Mais il a été rattrapé par la loi. Ce laxisme du Service d’exécution de peine va, d’ailleurs, entraîner un rappel à l’ordre officiel de son responsable dans cette affaire, demande formulée par le procureur et acceptée par le juge.

Les faits ayant été établis, et même in fine confirmés par Navalny, le juge a condamné Navalny à exécuter sa peine de 3 et demi, moins la période qu’il a déjà effectuée en assignation à domicile à l’époque, ce qui fait 2 ans et 8 mois de privation de liberté.

Il n’y a ici aucun problème juridique, c’est un cas technique, comme il y en a des milliers par année. Le problème est politique. Les Occidentaux globalistes accusent la Russie de ne pas avoir organisé un véritable procès, c’est-à-dire qu’ils ne sont pas satisfaits du résultat, malgré la pression politique et internationale, qu’ils ont exercé sur la justice russe.

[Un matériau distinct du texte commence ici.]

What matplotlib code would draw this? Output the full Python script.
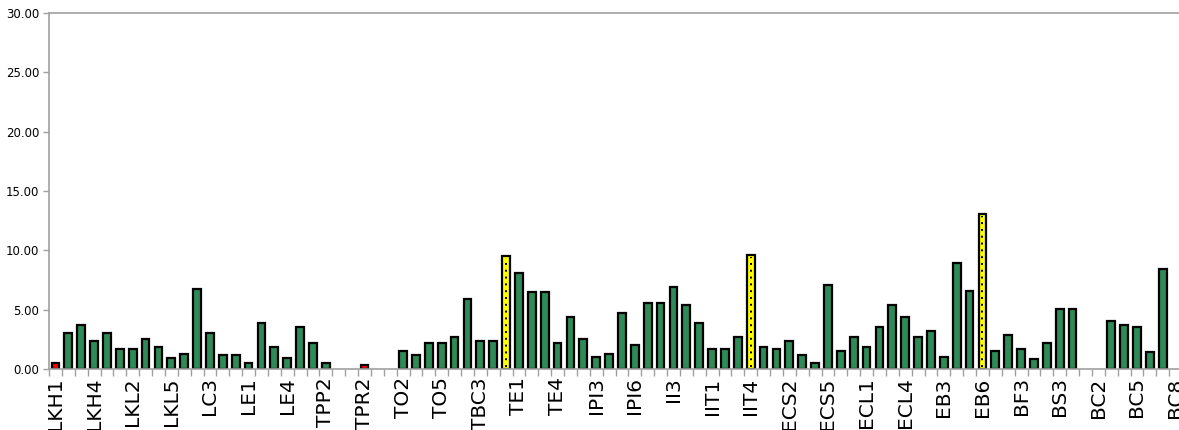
import numpy as np
import matplotlib
matplotlib.use("Agg")
import matplotlib.pyplot as plt

labels = [
    "LKH1", "LKH2", "LKH3", "LKH4", "LKH5", "LKL1", "LKL2", "LKL3", "LKL4", "LKL5",
    "LC1", "LC2", "LC3", "LC4", "LC5", "LE1", "LE2", "LE3", "LE4", "LE5",
    "TPP1", "TPP2", "TPP3", "TPR1", "TPR2", "TPR3", "TO1", "TO2", "TO3", "TO4",
    "TO5", "TBC1", "TBC2", "TBC3", "TBC4", "TBC5", "TE1", "TE2", "TE3", "TE4",
    "IPI1", "IPI2", "IPI3", "IPI4", "IPI5", "IPI6", "II1", "II2", "II3", "II4",
    "II5", "IIT1", "IIT2", "IIT3", "IIT4", "IIT5", "ECS1", "ECS2", "ECS3", "ECS4",
    "ECS5", "ECS6", "ECS7", "ECL1", "ECL2", "ECL3", "ECL4", "EB1", "EB2", "EB3",
    "EB4", "EB5", "EB6", "BF1", "BF2", "BF3", "BS1", "BS2", "BS3", "BS4",
    "BC1", "BC2", "BC3", "BC4", "BC5", "BC6", "BC7", "BC8",
]

values = [
    0.5, 3.0, 3.7, 2.4, 3.0, 1.7, 1.7, 2.55, 1.85, 0.9,
    1.3, 6.75, 3.0, 1.2, 1.2, 0.5, 3.85, 1.85, 0.9, 3.55,
    2.2, 0.5, 0.0, 0.0, 0.35, 0.0, 0.0, 1.55, 1.2, 2.2,
    2.2, 2.7, 5.9, 2.4, 2.4, 9.5, 8.1, 6.45, 6.45, 2.2,
    4.4, 2.5, 1.0, 1.3, 4.7, 2.0, 5.6, 5.6, 6.9, 5.4,
    3.9, 1.7, 1.7, 2.7, 9.6, 1.85, 1.7, 2.4, 1.2, 0.5,
    7.1, 1.55, 2.7, 1.85, 3.55, 5.4, 4.4, 2.7, 3.2, 1.0,
    8.95, 6.6, 13.05, 1.55, 2.9, 1.7, 0.85, 2.2, 5.05, 5.05,
    0.0, 0.0, 4.05, 3.75, 3.55, 1.4, 8.45, 0.0,
]

red_items = ["LKH1", "TPR2"]
yellow_items = ["TBC5", "IIT4", "EB6"]

y_ticks = [0, 5, 10, 15, 20, 25, 30]

fig = plt.figure(figsize=(11.79, 4.30), dpi=100)
# axis runs a little past the right edge of the picture
ax = fig.add_axes([49 / 1179, 61 / 430, 1133 / 1179, 356 / 430])

x = np.arange(len(labels))
vals = np.array(values)
colors = []
for name in labels:
    if name in red_items:
        colors.append("#ff0000")
    elif name in yellow_items:
        colors.append("#ffff00")
    else:
        colors.append("#2e8b57")

# empty categories get no bar at all
keep = vals > 0
ax.bar(x[keep], vals[keep], width=0.6, color=np.array(colors)[keep],
       edgecolor="black", linewidth=1.6, zorder=2)

# dotted pattern inside the yellow bars
idx_y = [labels.index(n) for n in yellow_items]
ax.vlines(x[idx_y], 0.15, vals[idx_y] - 0.15,
          colors="black", linestyles=(0, (1, 2.5)), linewidth=1.4, zorder=3)

ax.set_xlim(-0.5, len(labels) - 0.5)
ax.set_ylim(0, 30)

ax.set_yticks(y_ticks)
ax.set_yticklabels([f"{v:.2f}" for v in y_ticks], fontsize=8.5)

ax.set_xticks(x[::3])
ax.set_xticklabels(labels[::3], rotation=90, fontsize=14.5)
ax.set_xticks(np.arange(-0.5, len(labels), 1), minor=True)
ax.tick_params(axis="x", which="major", length=0, pad=6)
ax.tick_params(axis="x", which="minor", length=5, color="#a0a0a0", width=1)
ax.tick_params(axis="y", length=4, color="#a0a0a0", width=1, pad=3)

for side in ["left", "bottom", "top"]:
    ax.spines[side].set_color("#a0a0a0")
    ax.spines[side].set_linewidth(1.2)
ax.spines["right"].set_visible(False)

fig.savefig("out.png", dpi=100)
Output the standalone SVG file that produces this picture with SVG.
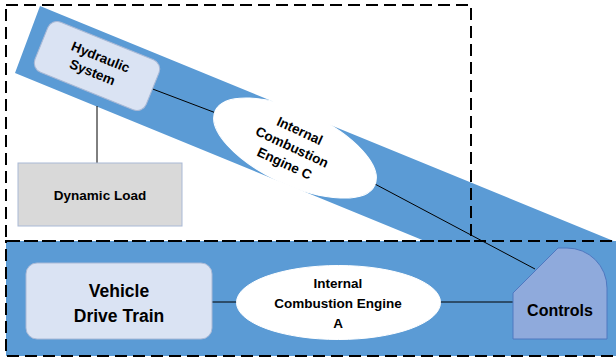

Mais le poids de Navalny à l’intérieur est relativement faible. Ses partisans ont appelé immédiatement à manifesté à Moscou et à Saint-Pétersbourg, 50 personnes par ici, une centaine par là, aucun véritable soulèvement populaire pour l’instant. Peu importe, Navalny est en prison, il va enfin pouvoir servir : Amnesty International se lance dans le combat, BBC en Russie parle très sérieusement du « Mandela russe », les relations internationales vont pouvoir encore se crisper. Navalny a rempli sa mission, maintenant la mécanique géopolitique se prépare pour de nouvelles attaques.